2010年08月09日 美和晃(電通 電通総研 コミュニケーションラボ チーフリサーチャー)、倉沢鉄也、浅川秀之山浦康史、今井孝之、紅瀬雄太


(山浦)最初にすべき質問だったかもしれませんが、そもそも雑誌をデジタルに移していく必然性がビジネスとしてどれくらい強いのでしょう。現状で紙媒体としての雑誌の市場が減っている理由は、端的に整理するとどうなりますか。

(美和)それは間違いなく、一番に人口動態の変化すなわち若者の減少、二番にインターネット利用の浸透、でしょう。

(山浦)インターネット利用は新聞のストレートニュースであれば紙媒体より明らかに優位性があると思うのですが、雑誌の場合は、テーマの多様性、詳細記述、美しさ、紙媒体自体が持っているファッション性、といった部分を読者が紙媒体に本質的に求めていたはずです。それが目減りしてきているというのは、人は雑誌を求めていないということなのでしょうか。その中で雑誌が電子媒体になって、無機質な部分だけがインターネットに移行したときに、雑誌本来の魅力自体が電子媒体上で維持できていないので、市場の縮小は止まらない、だから市場の打開策に本当になるのだろうか、と思えるのです。

(美和)2009年後半というのは、デジタルプリントメディアのビジネスにとって過渡期ですので、現象面で明確な展望は描けないのは仕方ないところです。デジタル化してインターネット上にプラットフォームを形成することによって、今まで紙で捉えることのできなったターゲットもある程度ビジネスの対象とできるのはないか、という間近の「プラスオン」の要素と、とはいえ長期的には紙媒体市場は縮小傾向ですので、デジタルでのみ成し遂げられる中長期的なビジネスの裾野拡大のために、今から仕込んでおこうというプラスアルファの要素、とが混在して取り組まれているのが実情だと思います。
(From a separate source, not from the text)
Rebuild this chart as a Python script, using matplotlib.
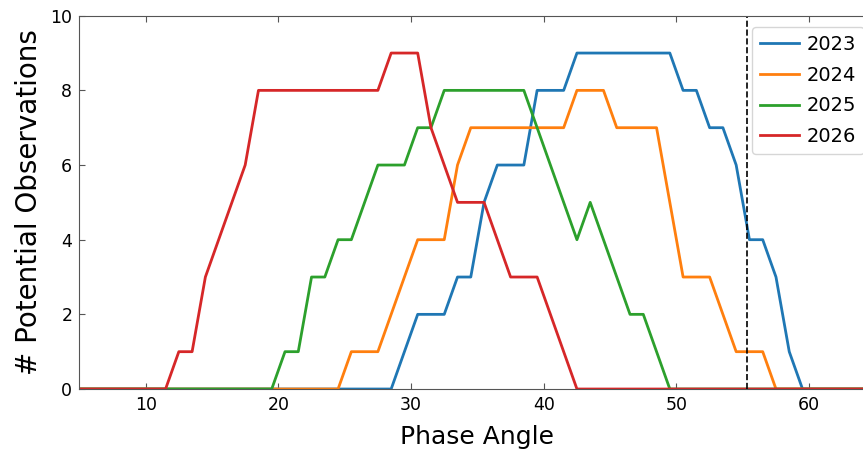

(倉沢)広告タイアップという意図的な編集記事だけでなく、これだけ情報があふれかえっている時代に、雑誌の記事が広告主に対して純粋に独立性を保って書かれることは難しいです。そういう「ぶれない主義主張」は、雑誌よりもインターネット上の意見書き込みのほうが相対的に充実してしまったのではないでしょうか。その点で、雑誌側が残された魅力を表現する場所として、オープンインターネット上のWebブラウザーでない場所、すなわちデジタルプリントメディアの課金プラットフォーム上にビジネスの仕組みだけでも先に作っておくことが急務だと言えます。

(倉沢)ただ、ここまでも議論したように、出版業界のインフラ的なコストを支えてきたのが、雑誌の中でも報道的機能を持った週刊誌であって、そこが最も市場縮小幅の大きい分野なので、ファッション月刊誌などのリッチコンテンツさのデジタイズだけで事は済む、ということではないところが難しいですね。

(美和)手厳しいですね……。そのとおりではあるのですが、まだこの市場は、同じものをデジタルという品に変えてプラットフォーム上に出しておくだけでも、一定層の人は買ってくれる市場だと思うのです。そこを収益上のつなぎにしながら、次のステップを仕込まなければならないとは思います。

(倉沢)週刊誌についても、今は紙ベースでは沈滞していますが、デジタルで端末の中に入れてしまえば、ちょっとエロ系、ちょっとグロ系、ちょっとバカ系、の記事をこっそり読みたいな、というニーズにも応えられる可能性がありますね。

(美和)端末の向こうで何をしているのかわからないという部分は重要ですね。瞬間で折りたたみができたり、横から見えなかったり、端末もそういうことに対応したものにしないといけないだろうと思います。
電車の中で派手な写真週刊誌を読んでいると最近女の人の目線がきついなという声も聞いています。この端末だったら読めそうだという男性、あるいはひょっとすると、これまで男性誌を実は読みたかったが絶対に手に取れなかった女性のニーズにこっそり答えるマーケットは、あり得ますね。

(倉沢)そういう軽い視点も、あるいは編集部としてポリシーを持って雑誌を作れているのか、という重い視点も含めて、まず電子雑誌の根本として、雑誌そのものの魅力は維持できているのか、という議論は今後も必要でしょうね。
長時間、日本総研メンバーも含めて、どうもありがとうございました。